:: Data block
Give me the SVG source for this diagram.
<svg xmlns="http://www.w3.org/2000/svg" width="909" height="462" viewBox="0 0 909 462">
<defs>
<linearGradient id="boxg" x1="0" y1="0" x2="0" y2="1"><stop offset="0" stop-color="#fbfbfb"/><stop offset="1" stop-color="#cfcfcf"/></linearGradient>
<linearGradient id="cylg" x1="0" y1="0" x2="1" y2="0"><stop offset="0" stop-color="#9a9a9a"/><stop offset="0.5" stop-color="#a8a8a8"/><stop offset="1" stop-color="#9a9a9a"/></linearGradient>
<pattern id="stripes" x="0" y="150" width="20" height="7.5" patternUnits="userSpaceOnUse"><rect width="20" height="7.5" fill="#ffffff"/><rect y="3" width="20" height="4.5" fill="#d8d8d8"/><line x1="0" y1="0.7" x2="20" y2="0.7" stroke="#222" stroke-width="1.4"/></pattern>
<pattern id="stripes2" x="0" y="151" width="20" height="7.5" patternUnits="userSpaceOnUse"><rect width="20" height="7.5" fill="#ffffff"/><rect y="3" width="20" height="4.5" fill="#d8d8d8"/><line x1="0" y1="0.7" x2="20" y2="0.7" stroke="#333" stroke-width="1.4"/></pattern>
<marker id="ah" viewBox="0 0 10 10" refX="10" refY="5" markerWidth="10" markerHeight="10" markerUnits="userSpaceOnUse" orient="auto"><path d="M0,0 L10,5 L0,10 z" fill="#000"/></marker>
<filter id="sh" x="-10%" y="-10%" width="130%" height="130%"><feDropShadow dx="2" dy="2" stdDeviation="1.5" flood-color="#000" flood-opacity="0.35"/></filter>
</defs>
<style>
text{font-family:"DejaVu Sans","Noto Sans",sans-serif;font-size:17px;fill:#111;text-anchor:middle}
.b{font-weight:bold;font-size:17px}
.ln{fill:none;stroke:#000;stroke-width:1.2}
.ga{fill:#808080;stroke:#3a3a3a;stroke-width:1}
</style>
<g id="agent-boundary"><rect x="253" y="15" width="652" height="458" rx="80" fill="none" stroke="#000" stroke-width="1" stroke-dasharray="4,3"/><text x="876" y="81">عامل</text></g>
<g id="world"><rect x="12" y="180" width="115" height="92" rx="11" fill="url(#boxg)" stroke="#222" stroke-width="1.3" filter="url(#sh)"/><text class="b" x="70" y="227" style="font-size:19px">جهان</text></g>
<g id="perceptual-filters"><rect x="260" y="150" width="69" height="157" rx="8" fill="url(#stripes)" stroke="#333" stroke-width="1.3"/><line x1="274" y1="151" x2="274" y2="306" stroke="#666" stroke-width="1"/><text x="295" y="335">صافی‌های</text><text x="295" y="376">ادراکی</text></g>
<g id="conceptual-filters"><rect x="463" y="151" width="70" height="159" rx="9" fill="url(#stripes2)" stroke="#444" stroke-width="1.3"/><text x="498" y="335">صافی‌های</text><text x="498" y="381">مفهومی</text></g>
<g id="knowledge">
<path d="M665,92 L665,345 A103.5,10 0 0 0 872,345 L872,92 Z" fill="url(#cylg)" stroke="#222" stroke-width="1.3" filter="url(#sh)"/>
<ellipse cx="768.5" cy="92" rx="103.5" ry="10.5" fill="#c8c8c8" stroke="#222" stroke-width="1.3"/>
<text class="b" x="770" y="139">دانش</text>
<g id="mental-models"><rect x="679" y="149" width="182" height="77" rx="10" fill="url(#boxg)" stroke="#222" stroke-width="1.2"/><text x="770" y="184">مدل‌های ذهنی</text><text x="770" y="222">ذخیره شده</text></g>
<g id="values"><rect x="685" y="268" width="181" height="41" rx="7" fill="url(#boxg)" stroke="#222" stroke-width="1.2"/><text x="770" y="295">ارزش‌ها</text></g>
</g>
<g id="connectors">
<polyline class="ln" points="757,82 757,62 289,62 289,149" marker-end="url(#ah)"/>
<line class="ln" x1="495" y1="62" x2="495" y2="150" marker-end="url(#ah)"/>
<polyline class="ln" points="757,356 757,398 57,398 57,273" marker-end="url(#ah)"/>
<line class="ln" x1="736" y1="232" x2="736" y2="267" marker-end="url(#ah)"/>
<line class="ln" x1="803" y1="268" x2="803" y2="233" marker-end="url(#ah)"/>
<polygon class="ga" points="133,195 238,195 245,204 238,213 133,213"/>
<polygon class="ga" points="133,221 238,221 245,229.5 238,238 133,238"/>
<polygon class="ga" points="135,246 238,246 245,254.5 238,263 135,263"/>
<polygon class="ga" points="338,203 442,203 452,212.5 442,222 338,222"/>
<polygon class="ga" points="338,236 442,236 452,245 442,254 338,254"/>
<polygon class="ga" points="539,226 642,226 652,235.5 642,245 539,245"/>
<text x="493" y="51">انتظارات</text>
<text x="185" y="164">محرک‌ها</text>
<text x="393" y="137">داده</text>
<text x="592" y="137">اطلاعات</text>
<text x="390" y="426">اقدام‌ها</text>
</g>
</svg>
::::
### [Exercise task]
From the listing above, extract every line exactly as it stands.

### [Solved exercise]
Give me the SVG source for this diagram.
<svg xmlns="http://www.w3.org/2000/svg" width="909" height="462" viewBox="0 0 909 462">
<defs>
<linearGradient id="boxg" x1="0" y1="0" x2="0" y2="1"><stop offset="0" stop-color="#fbfbfb"/><stop offset="1" stop-color="#cfcfcf"/></linearGradient>
<linearGradient id="cylg" x1="0" y1="0" x2="1" y2="0"><stop offset="0" stop-color="#9a9a9a"/><stop offset="0.5" stop-color="#a8a8a8"/><stop offset="1" stop-color="#9a9a9a"/></linearGradient>
<pattern id="stripes" x="0" y="150" width="20" height="7.5" patternUnits="userSpaceOnUse"><rect width="20" height="7.5" fill="#ffffff"/><rect y="3" width="20" height="4.5" fill="#d8d8d8"/><line x1="0" y1="0.7" x2="20" y2="0.7" stroke="#222" stroke-width="1.4"/></pattern>
<pattern id="stripes2" x="0" y="151" width="20" height="7.5" patternUnits="userSpaceOnUse"><rect width="20" height="7.5" fill="#ffffff"/><rect y="3" width="20" height="4.5" fill="#d8d8d8"/><line x1="0" y1="0.7" x2="20" y2="0.7" stroke="#333" stroke-width="1.4"/></pattern>
<marker id="ah" viewBox="0 0 10 10" refX="10" refY="5" markerWidth="10" markerHeight="10" markerUnits="userSpaceOnUse" orient="auto"><path d="M0,0 L10,5 L0,10 z" fill="#000"/></marker>
<filter id="sh" x="-10%" y="-10%" width="130%" height="130%"><feDropShadow dx="2" dy="2" stdDeviation="1.5" flood-color="#000" flood-opacity="0.35"/></filter>
</defs>
<style>
text{font-family:"DejaVu Sans","Noto Sans",sans-serif;font-size:17px;fill:#111;text-anchor:middle}
.b{font-weight:bold;font-size:17px}
.ln{fill:none;stroke:#000;stroke-width:1.2}
.ga{fill:#808080;stroke:#3a3a3a;stroke-width:1}
</style>
<g id="agent-boundary"><rect x="253" y="15" width="652" height="458" rx="80" fill="none" stroke="#000" stroke-width="1" stroke-dasharray="4,3"/><text x="876" y="81">عامل</text></g>
<g id="world"><rect x="12" y="180" width="115" height="92" rx="11" fill="url(#boxg)" stroke="#222" stroke-width="1.3" filter="url(#sh)"/><text class="b" x="70" y="227" style="font-size:19px">جهان</text></g>
<g id="perceptual-filters"><rect x="260" y="150" width="69" height="157" rx="8" fill="url(#stripes)" stroke="#333" stroke-width="1.3"/><line x1="274" y1="151" x2="274" y2="306" stroke="#666" stroke-width="1"/><text x="295" y="335">صافی‌های</text><text x="295" y="376">ادراکی</text></g>
<g id="conceptual-filters"><rect x="463" y="151" width="70" height="159" rx="9" fill="url(#stripes2)" stroke="#444" stroke-width="1.3"/><text x="498" y="335">صافی‌های</text><text x="498" y="381">مفهومی</text></g>
<g id="knowledge">
<path d="M665,92 L665,345 A103.5,10 0 0 0 872,345 L872,92 Z" fill="url(#cylg)" stroke="#222" stroke-width="1.3" filter="url(#sh)"/>
<ellipse cx="768.5" cy="92" rx="103.5" ry="10.5" fill="#c8c8c8" stroke="#222" stroke-width="1.3"/>
<text class="b" x="770" y="139">دانش</text>
<g id="mental-models"><rect x="679" y="149" width="182" height="77" rx="10" fill="url(#boxg)" stroke="#222" stroke-width="1.2"/><text x="770" y="184">مدل‌های ذهنی</text><text x="770" y="222">ذخیره شده</text></g>
<g id="values"><rect x="685" y="268" width="181" height="41" rx="7" fill="url(#boxg)" stroke="#222" stroke-width="1.2"/><text x="770" y="295">ارزش‌ها</text></g>
</g>
<g id="connectors">
<polyline class="ln" points="757,82 757,62 289,62 289,149" marker-end="url(#ah)"/>
<line class="ln" x1="495" y1="62" x2="495" y2="150" marker-end="url(#ah)"/>
<polyline class="ln" points="757,356 757,398 57,398 57,273" marker-end="url(#ah)"/>
<line class="ln" x1="736" y1="232" x2="736" y2="267" marker-end="url(#ah)"/>
<line class="ln" x1="803" y1="268" x2="803" y2="233" marker-end="url(#ah)"/>
<polygon class="ga" points="133,195 238,195 245,204 238,213 133,213"/>
<polygon class="ga" points="133,221 238,221 245,229.5 238,238 133,238"/>
<polygon class="ga" points="135,246 238,246 245,254.5 238,263 135,263"/>
<polygon class="ga" points="338,203 442,203 452,212.5 442,222 338,222"/>
<polygon class="ga" points="338,236 442,236 452,245 442,254 338,254"/>
<polygon class="ga" points="539,226 642,226 652,235.5 642,245 539,245"/>
<text x="493" y="51">انتظارات</text>
<text x="185" y="164">محرک‌ها</text>
<text x="393" y="137">داده</text>
<text x="592" y="137">اطلاعات</text>
<text x="390" y="426">اقدام‌ها</text>
</g>
</svg>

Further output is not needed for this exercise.